╭─ Records shown
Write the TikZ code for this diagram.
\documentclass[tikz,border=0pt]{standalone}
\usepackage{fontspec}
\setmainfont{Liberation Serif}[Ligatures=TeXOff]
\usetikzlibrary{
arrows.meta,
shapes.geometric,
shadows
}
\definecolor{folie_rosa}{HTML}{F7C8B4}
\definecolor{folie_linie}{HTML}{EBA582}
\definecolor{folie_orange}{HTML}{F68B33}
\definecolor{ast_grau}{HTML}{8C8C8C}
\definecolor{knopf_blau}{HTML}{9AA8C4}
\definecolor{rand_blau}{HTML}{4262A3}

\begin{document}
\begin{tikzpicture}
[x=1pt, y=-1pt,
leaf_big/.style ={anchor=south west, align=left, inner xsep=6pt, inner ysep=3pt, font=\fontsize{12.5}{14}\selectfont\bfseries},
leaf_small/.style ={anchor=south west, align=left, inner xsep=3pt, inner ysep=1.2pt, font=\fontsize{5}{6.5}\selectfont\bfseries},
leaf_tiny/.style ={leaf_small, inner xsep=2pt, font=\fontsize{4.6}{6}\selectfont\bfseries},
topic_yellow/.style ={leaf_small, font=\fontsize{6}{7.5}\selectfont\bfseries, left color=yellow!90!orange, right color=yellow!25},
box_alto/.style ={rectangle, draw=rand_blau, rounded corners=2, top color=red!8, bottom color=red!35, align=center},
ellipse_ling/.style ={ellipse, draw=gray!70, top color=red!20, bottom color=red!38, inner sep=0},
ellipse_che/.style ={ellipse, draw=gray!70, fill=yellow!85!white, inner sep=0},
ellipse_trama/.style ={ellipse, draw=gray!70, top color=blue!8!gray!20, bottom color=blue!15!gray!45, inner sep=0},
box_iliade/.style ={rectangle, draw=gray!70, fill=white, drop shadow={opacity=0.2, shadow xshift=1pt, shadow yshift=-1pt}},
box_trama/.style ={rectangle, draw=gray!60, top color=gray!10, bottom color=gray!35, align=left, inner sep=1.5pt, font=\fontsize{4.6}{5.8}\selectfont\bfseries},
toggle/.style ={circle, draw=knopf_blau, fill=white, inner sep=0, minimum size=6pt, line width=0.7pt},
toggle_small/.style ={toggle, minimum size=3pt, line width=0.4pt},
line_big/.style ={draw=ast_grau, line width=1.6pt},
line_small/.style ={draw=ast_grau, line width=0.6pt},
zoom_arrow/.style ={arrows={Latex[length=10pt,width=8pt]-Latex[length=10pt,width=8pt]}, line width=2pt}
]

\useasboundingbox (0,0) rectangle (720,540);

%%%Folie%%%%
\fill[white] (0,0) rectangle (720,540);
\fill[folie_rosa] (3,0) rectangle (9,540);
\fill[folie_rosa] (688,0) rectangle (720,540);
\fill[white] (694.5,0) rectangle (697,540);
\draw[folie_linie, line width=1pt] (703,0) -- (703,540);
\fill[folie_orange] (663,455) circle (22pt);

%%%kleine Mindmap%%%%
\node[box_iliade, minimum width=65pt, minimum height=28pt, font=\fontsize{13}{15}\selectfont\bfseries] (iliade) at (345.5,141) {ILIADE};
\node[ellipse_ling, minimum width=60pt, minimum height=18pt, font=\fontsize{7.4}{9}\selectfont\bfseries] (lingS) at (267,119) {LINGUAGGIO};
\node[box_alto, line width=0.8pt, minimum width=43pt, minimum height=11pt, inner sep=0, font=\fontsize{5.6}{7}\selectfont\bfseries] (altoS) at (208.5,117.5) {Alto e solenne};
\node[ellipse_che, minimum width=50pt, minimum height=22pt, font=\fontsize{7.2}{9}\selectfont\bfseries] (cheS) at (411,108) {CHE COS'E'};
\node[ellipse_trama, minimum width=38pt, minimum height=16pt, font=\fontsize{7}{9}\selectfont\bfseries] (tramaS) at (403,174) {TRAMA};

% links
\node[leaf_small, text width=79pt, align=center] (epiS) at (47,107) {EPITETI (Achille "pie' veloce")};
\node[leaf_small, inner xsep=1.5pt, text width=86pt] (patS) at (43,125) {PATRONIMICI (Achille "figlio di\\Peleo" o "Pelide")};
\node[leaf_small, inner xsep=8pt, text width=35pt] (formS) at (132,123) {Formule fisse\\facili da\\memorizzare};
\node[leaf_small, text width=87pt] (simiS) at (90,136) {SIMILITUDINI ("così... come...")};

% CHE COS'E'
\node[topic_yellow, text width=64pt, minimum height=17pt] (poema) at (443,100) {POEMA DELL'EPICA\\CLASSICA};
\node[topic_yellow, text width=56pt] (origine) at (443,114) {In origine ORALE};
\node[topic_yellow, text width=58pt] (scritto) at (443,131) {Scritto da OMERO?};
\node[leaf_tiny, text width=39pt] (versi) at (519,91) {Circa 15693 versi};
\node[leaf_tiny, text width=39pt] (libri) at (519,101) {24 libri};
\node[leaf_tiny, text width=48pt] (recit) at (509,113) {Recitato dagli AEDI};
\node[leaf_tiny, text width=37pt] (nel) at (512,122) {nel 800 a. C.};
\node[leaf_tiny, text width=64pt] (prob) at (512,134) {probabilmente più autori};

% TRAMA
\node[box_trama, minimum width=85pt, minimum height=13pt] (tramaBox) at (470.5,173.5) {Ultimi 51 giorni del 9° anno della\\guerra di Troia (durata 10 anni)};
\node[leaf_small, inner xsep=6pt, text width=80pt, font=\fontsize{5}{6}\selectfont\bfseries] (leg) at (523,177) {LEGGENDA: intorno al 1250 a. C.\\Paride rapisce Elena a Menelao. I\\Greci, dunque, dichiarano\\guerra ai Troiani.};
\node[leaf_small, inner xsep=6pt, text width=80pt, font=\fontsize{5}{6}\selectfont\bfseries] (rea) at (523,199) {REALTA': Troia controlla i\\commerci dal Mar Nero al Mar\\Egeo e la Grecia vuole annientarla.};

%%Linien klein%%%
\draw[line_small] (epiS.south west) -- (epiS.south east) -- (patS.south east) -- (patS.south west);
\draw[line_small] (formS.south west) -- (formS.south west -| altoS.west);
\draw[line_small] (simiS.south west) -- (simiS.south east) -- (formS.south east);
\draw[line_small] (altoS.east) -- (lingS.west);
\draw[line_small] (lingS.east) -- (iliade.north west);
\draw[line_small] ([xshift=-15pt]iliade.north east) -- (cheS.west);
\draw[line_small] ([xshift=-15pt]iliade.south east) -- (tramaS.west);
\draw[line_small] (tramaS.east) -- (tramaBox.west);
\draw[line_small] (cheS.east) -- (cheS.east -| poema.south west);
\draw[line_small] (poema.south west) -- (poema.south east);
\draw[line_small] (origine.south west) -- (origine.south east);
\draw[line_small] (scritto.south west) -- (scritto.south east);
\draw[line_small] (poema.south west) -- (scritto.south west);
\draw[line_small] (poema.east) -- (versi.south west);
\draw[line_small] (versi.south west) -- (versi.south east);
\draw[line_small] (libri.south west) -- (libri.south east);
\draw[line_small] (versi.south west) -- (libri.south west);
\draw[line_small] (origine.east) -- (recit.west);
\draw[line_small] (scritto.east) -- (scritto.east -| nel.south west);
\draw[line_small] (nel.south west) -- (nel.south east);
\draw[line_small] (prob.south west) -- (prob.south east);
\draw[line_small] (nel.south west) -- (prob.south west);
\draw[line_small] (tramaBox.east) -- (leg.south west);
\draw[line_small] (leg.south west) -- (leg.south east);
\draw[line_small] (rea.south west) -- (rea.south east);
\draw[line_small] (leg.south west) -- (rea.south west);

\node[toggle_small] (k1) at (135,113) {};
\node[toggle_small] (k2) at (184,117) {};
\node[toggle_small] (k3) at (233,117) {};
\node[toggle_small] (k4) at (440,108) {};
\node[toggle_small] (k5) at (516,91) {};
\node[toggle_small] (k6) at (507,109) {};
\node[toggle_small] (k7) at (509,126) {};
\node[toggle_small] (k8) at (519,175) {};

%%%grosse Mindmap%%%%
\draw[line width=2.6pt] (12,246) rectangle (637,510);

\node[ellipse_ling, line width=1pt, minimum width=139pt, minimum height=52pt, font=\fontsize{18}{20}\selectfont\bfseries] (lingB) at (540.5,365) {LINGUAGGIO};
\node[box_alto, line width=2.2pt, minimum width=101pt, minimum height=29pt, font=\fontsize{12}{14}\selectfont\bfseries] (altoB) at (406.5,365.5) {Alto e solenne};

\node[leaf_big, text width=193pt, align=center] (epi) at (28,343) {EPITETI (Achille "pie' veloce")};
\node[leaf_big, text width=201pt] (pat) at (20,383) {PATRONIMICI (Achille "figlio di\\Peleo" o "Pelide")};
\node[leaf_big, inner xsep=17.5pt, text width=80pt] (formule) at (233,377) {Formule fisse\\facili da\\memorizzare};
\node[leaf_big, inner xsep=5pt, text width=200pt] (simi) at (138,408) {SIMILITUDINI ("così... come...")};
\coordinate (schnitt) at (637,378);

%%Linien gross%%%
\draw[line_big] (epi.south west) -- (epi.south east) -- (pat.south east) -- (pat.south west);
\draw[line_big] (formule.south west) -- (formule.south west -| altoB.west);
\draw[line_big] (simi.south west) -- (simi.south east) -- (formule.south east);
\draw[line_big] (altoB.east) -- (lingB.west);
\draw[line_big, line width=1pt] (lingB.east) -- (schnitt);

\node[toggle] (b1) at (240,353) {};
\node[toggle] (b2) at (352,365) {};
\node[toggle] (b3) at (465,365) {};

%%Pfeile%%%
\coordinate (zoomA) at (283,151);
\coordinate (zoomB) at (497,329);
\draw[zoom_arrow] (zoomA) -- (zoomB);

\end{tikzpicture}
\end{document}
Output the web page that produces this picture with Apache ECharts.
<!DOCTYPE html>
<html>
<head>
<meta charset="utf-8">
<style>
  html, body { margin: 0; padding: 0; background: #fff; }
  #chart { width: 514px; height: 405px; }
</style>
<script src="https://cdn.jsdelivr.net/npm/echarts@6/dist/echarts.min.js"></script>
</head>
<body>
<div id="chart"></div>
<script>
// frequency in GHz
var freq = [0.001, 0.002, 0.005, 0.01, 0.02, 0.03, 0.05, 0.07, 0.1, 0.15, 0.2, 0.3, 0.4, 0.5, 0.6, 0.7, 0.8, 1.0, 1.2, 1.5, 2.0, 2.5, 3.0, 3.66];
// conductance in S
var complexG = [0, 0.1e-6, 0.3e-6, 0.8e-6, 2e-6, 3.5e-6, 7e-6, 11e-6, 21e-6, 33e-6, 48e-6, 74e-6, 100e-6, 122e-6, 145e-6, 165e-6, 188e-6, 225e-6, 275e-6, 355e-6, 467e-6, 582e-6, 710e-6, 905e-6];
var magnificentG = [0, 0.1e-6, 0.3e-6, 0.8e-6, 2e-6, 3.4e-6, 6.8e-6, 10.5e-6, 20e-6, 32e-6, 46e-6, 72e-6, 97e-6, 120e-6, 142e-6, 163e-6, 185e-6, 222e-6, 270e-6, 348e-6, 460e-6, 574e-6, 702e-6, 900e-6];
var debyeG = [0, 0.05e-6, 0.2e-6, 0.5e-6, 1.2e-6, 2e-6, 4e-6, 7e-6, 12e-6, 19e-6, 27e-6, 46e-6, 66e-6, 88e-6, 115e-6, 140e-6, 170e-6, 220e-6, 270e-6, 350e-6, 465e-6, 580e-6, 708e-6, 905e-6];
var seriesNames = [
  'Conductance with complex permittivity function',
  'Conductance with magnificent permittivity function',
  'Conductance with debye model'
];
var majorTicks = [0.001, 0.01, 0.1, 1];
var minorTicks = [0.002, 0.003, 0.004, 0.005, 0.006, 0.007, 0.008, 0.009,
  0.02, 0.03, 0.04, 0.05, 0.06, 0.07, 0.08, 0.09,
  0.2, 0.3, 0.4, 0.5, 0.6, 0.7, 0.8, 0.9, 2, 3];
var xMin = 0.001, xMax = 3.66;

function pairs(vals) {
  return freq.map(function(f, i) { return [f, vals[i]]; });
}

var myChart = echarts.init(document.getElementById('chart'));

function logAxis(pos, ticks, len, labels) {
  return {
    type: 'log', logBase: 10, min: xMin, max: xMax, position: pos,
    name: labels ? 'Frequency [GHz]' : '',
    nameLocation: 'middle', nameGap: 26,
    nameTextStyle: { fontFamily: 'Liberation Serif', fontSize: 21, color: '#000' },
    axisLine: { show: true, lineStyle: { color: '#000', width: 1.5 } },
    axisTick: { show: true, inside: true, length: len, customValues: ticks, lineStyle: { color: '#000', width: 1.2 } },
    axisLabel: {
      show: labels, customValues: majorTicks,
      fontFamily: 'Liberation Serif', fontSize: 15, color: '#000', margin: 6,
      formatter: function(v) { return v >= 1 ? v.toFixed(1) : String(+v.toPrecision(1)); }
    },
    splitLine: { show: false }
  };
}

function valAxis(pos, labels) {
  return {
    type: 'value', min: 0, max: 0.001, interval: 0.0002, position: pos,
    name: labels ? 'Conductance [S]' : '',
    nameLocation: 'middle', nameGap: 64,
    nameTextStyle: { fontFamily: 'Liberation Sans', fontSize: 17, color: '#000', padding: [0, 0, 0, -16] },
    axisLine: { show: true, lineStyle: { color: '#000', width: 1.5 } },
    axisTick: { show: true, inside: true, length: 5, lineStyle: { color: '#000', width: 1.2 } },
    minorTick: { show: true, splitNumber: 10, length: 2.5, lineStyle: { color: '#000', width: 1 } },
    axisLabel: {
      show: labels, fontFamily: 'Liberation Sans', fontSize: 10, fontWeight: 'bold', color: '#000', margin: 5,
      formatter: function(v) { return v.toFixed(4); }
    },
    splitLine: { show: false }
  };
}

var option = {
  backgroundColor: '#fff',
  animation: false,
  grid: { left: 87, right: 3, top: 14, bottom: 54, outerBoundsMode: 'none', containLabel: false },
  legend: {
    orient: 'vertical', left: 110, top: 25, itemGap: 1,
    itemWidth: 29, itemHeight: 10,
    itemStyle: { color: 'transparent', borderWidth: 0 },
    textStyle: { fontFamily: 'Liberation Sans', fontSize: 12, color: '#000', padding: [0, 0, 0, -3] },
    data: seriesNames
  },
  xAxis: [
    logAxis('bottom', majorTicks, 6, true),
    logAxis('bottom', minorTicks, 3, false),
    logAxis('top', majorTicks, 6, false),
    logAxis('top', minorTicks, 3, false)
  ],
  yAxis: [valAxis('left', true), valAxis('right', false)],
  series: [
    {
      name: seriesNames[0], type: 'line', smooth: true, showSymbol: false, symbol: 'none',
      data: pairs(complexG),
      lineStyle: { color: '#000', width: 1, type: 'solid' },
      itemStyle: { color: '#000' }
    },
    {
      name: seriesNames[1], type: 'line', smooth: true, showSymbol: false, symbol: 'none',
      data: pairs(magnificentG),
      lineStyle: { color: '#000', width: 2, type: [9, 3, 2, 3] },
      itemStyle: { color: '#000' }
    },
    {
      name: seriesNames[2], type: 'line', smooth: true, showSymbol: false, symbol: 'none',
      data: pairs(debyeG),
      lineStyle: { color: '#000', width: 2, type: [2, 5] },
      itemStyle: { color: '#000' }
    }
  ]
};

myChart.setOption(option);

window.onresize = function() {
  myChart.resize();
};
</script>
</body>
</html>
╰─
> Written request
Your task is to quote exactly the lines beginning with the one that contains "Output the web" and ending with the one that contains "var myChart = echarts.init(document.getElementById('chart'));", with nothing left out or added.

> Exercise answer
Output the web page that produces this picture with Apache ECharts.
<!DOCTYPE html>
<html>
<head>
<meta charset="utf-8">
<style>
  html, body { margin: 0; padding: 0; background: #fff; }
  #chart { width: 514px; height: 405px; }
</style>
<script src="https://cdn.jsdelivr.net/npm/echarts@6/dist/echarts.min.js"></script>
</head>
<body>
<div id="chart"></div>
<script>
// frequency in GHz
var freq = [0.001, 0.002, 0.005, 0.01, 0.02, 0.03, 0.05, 0.07, 0.1, 0.15, 0.2, 0.3, 0.4, 0.5, 0.6, 0.7, 0.8, 1.0, 1.2, 1.5, 2.0, 2.5, 3.0, 3.66];
// conductance in S
var complexG = [0, 0.1e-6, 0.3e-6, 0.8e-6, 2e-6, 3.5e-6, 7e-6, 11e-6, 21e-6, 33e-6, 48e-6, 74e-6, 100e-6, 122e-6, 145e-6, 165e-6, 188e-6, 225e-6, 275e-6, 355e-6, 467e-6, 582e-6, 710e-6, 905e-6];
var magnificentG = [0, 0.1e-6, 0.3e-6, 0.8e-6, 2e-6, 3.4e-6, 6.8e-6, 10.5e-6, 20e-6, 32e-6, 46e-6, 72e-6, 97e-6, 120e-6, 142e-6, 163e-6, 185e-6, 222e-6, 270e-6, 348e-6, 460e-6, 574e-6, 702e-6, 900e-6];
var debyeG = [0, 0.05e-6, 0.2e-6, 0.5e-6, 1.2e-6, 2e-6, 4e-6, 7e-6, 12e-6, 19e-6, 27e-6, 46e-6, 66e-6, 88e-6, 115e-6, 140e-6, 170e-6, 220e-6, 270e-6, 350e-6, 465e-6, 580e-6, 708e-6, 905e-6];
var seriesNames = [
  'Conductance with complex permittivity function',
  'Conductance with magnificent permittivity function',
  'Conductance with debye model'
];
var majorTicks = [0.001, 0.01, 0.1, 1];
var minorTicks = [0.002, 0.003, 0.004, 0.005, 0.006, 0.007, 0.008, 0.009,
  0.02, 0.03, 0.04, 0.05, 0.06, 0.07, 0.08, 0.09,
  0.2, 0.3, 0.4, 0.5, 0.6, 0.7, 0.8, 0.9, 2, 3];
var xMin = 0.001, xMax = 3.66;

function pairs(vals) {
  return freq.map(function(f, i) { return [f, vals[i]]; });
}

var myChart = echarts.init(document.getElementById('chart'));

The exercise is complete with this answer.